#### Provided records:
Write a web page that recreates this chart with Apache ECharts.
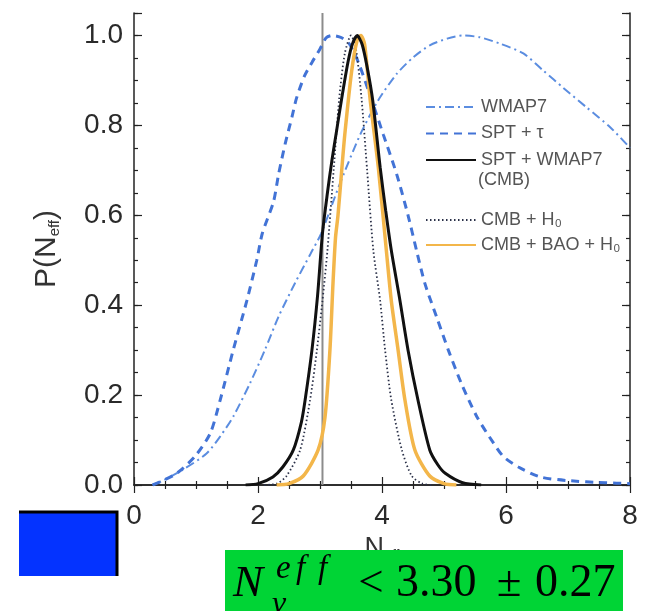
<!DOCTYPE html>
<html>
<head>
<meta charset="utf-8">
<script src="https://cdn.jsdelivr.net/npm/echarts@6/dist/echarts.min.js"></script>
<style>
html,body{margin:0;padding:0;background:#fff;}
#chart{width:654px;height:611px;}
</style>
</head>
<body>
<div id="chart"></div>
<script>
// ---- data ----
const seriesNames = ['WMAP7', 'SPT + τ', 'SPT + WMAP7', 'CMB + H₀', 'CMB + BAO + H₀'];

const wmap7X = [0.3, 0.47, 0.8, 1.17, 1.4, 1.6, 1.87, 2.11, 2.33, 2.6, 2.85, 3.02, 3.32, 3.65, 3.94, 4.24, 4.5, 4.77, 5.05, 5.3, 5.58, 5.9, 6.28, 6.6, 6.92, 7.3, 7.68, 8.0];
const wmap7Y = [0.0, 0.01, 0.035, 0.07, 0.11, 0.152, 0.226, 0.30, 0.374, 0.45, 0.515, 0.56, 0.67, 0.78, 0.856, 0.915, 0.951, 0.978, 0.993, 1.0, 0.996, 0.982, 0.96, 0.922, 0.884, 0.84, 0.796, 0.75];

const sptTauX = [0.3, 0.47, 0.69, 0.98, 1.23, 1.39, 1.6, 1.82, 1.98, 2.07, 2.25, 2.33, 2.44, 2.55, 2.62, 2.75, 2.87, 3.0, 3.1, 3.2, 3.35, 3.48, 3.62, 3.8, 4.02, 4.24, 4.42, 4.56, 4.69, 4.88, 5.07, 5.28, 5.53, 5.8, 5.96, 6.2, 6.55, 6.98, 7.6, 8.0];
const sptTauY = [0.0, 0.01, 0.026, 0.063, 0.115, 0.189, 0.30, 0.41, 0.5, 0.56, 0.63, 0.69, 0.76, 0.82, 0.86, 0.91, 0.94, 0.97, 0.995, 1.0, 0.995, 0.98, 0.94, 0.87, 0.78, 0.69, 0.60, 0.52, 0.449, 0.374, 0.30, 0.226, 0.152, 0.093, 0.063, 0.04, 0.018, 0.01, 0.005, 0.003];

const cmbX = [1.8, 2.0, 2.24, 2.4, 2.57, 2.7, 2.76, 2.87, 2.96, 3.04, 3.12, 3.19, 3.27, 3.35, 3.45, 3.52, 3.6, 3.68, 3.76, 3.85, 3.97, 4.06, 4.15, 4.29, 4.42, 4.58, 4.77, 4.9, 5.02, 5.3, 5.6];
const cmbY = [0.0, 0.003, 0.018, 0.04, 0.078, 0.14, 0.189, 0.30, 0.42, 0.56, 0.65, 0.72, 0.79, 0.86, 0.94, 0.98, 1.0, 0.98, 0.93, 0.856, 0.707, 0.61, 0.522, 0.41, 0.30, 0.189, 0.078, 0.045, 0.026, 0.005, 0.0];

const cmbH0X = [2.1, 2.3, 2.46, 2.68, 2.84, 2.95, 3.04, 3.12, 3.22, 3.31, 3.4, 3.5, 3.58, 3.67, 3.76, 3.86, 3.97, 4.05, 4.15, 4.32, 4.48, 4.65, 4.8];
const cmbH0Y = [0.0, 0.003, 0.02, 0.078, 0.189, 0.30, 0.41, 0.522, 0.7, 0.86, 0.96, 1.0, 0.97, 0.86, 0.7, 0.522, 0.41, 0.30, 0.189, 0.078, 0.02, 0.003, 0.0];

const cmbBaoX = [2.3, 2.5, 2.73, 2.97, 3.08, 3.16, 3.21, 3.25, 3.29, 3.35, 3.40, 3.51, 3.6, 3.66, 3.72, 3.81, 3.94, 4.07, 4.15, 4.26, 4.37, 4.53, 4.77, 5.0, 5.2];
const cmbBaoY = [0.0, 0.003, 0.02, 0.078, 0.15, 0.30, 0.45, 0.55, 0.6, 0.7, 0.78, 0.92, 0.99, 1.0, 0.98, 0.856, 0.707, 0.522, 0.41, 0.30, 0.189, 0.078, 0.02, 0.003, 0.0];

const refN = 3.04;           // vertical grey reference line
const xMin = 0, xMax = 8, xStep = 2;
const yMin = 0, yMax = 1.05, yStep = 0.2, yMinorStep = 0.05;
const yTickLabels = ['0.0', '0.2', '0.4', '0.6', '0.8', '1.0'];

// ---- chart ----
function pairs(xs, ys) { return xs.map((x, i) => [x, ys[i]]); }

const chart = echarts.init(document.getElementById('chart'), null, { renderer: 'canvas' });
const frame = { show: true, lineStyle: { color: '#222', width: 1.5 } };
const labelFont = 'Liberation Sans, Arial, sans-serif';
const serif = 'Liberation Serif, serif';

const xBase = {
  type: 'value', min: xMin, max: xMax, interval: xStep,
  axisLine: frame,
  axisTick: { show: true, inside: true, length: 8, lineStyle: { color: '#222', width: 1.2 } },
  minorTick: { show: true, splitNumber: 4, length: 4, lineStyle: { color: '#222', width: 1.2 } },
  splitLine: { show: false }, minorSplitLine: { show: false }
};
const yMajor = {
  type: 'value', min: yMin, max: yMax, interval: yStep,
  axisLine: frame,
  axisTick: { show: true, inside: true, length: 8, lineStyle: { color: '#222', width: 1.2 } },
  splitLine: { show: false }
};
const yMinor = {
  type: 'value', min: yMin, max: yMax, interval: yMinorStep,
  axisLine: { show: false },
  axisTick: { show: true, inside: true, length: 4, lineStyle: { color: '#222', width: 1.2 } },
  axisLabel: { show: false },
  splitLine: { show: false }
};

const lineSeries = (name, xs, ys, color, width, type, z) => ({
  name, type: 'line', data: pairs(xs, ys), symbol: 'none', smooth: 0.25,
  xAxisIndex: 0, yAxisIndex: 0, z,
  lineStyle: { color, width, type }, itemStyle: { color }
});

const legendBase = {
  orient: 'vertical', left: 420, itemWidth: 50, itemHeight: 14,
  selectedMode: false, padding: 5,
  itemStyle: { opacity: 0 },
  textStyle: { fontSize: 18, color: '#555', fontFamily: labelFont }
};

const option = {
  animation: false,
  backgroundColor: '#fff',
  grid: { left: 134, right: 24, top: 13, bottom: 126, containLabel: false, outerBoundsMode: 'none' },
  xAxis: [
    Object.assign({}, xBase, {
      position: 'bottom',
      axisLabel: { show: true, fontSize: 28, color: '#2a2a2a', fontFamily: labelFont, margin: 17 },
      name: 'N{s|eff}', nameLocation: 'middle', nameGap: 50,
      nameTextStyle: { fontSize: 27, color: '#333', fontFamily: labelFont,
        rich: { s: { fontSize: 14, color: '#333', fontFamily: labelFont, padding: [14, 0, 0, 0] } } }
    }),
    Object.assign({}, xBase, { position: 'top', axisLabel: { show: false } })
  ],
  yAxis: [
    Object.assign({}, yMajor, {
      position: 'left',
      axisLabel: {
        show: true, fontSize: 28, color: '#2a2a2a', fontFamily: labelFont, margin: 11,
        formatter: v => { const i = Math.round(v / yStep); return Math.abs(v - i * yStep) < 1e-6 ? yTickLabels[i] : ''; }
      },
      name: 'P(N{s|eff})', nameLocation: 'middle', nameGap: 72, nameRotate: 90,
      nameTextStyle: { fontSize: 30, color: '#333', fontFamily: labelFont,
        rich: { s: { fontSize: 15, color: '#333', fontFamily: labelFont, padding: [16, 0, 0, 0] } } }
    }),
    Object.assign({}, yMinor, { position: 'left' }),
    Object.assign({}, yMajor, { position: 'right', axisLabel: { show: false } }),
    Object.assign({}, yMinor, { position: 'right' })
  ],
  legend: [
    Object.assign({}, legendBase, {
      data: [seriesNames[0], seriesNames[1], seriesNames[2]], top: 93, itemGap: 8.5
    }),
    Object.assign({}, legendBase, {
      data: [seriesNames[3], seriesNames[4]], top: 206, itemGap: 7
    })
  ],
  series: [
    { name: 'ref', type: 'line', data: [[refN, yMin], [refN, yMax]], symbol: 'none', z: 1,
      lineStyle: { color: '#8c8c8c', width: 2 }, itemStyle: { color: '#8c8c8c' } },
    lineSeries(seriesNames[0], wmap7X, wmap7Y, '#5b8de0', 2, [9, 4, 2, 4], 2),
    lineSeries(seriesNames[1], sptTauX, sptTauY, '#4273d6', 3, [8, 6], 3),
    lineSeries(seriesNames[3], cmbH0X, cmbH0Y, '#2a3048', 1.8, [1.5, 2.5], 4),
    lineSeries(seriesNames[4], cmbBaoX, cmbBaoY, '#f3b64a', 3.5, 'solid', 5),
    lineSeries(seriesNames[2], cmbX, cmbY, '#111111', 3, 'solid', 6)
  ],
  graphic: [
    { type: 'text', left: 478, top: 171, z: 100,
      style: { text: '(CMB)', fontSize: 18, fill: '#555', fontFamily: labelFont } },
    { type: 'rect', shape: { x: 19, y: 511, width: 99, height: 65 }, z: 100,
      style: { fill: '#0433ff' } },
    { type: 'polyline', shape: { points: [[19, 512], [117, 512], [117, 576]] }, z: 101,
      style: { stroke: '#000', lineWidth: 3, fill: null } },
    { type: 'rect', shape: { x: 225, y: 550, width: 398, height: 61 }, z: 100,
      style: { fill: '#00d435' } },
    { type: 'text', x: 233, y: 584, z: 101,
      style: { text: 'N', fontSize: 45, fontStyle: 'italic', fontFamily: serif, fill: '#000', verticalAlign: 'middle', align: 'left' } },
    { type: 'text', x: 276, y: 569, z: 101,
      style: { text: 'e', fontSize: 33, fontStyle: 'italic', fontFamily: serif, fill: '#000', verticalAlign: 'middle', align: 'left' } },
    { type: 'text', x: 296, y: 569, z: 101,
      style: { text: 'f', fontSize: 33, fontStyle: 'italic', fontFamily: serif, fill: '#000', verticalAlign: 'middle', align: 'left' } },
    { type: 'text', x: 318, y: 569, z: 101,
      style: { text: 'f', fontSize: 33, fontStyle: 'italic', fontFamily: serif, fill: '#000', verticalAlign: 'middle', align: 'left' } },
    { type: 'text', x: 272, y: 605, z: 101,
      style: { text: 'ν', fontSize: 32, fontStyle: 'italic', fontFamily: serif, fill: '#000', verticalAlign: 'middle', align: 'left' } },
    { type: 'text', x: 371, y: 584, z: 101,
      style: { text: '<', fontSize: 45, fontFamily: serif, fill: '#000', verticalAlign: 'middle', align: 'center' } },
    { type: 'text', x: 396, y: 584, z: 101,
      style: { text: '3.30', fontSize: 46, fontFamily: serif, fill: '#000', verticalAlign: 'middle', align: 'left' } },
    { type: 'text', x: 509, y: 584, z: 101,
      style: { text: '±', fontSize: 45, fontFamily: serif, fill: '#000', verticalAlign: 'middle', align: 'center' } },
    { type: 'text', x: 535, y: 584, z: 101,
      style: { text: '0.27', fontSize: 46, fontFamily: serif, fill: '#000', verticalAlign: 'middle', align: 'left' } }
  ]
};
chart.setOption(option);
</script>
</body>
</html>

---

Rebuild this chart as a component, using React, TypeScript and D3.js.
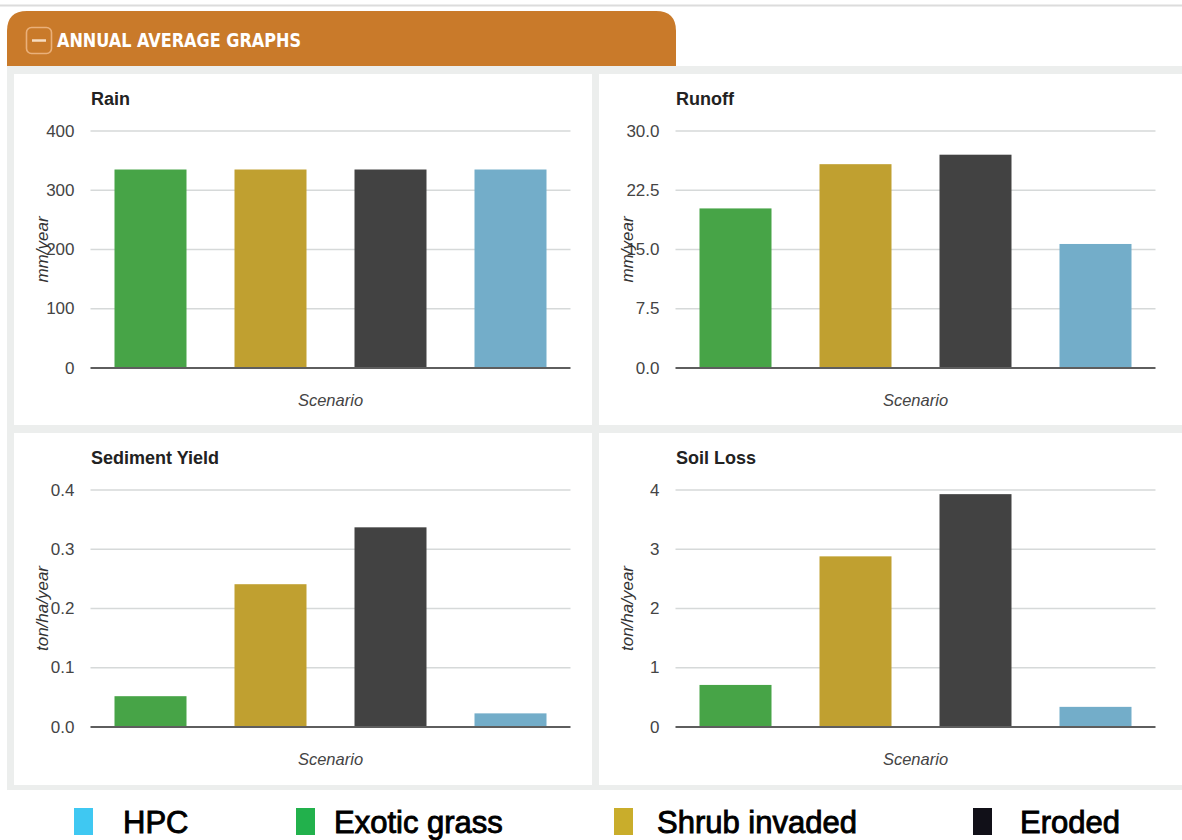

#### What you are asked to do:
Find the lines of the material that hold the word "this" and report their count alone.

#### Correct answer:
2